Published: July 15, 2008
Source : BioDiesel Magazine
The steep rise in fuel prices is creating opportunities for entrepreneurs to innovate and discover new low-cost feedstocks for biofuels production. Neptune Industries, a Florida company, is looking to collect waste generated byits fish farming operation to fertilize algae production for biodiesel feedstocks.

While in the minds of many Americans Florida is beaches, Disney World and Cape Canaveral, in reality it is one of the nation’s agricultural powerhouses. Biofuels pioneers are looking for ways to take advantage of the bounty of byproducts the state has to offer to feed the energy needs of its expanding population. This has led to the development of projects which would make fuel from citrus peels, sugarcane bagasse and livestock manure. A new project is taking another agricultural operation—fish farming—and using the byproducts to create feedstocks for biodiesel production.

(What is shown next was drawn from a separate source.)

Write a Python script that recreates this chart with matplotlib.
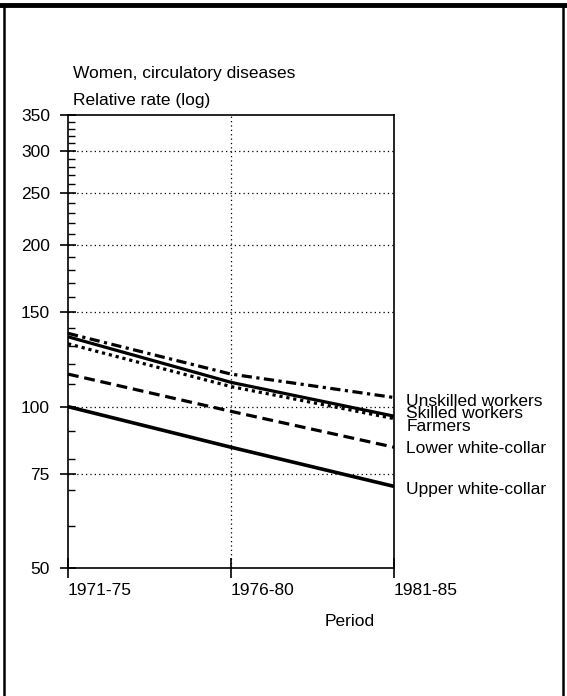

Neptune Industries Inc. and its subsidiaries have come up with a way to solve a long-standing problem in aquaculture—how to keep the fish excreta and uneaten food from becoming a pollution problem, says company Chief Executive Officer Ernest Papadoyianis. The company’s invention, called the Aquasphere, keeps this waste out of the environment and collects it so it can be used for other purposes. One of those purposes is algae production for biodiesel feedstock.


Enter the Aquasphere

Neptune Industries, which was founded in 1998, is primarily a technology development company with an emphasis in aquaculture, Papadoyianis says. The company was started by Papadoyianis and his partner and Neptune’s chief operating officer Sal Cherch. They first investigated the feasibility of using Florida’s quarry lakes for aquaculture—fish farming. The lakes were formed in the pits where limestone and other minerals were mined.

“These lakes are an untapped resource,”  Papadoyianis says. “Most are privately owned and once the mining companies dig down (as far as their permit allows) that’s it. After that, they can leave the lake open and pay the taxes on it as an industrial mine, or they can close the mining permit and mitigate the lake, which is expensive. Once you’re done it’s a liability you have to clean up.”

Raising fish in the lakes after mining has ceased allows the operation to be zoned as agricultural property and saves a significant amount of money in taxes, postpones mitigation and produces revenue.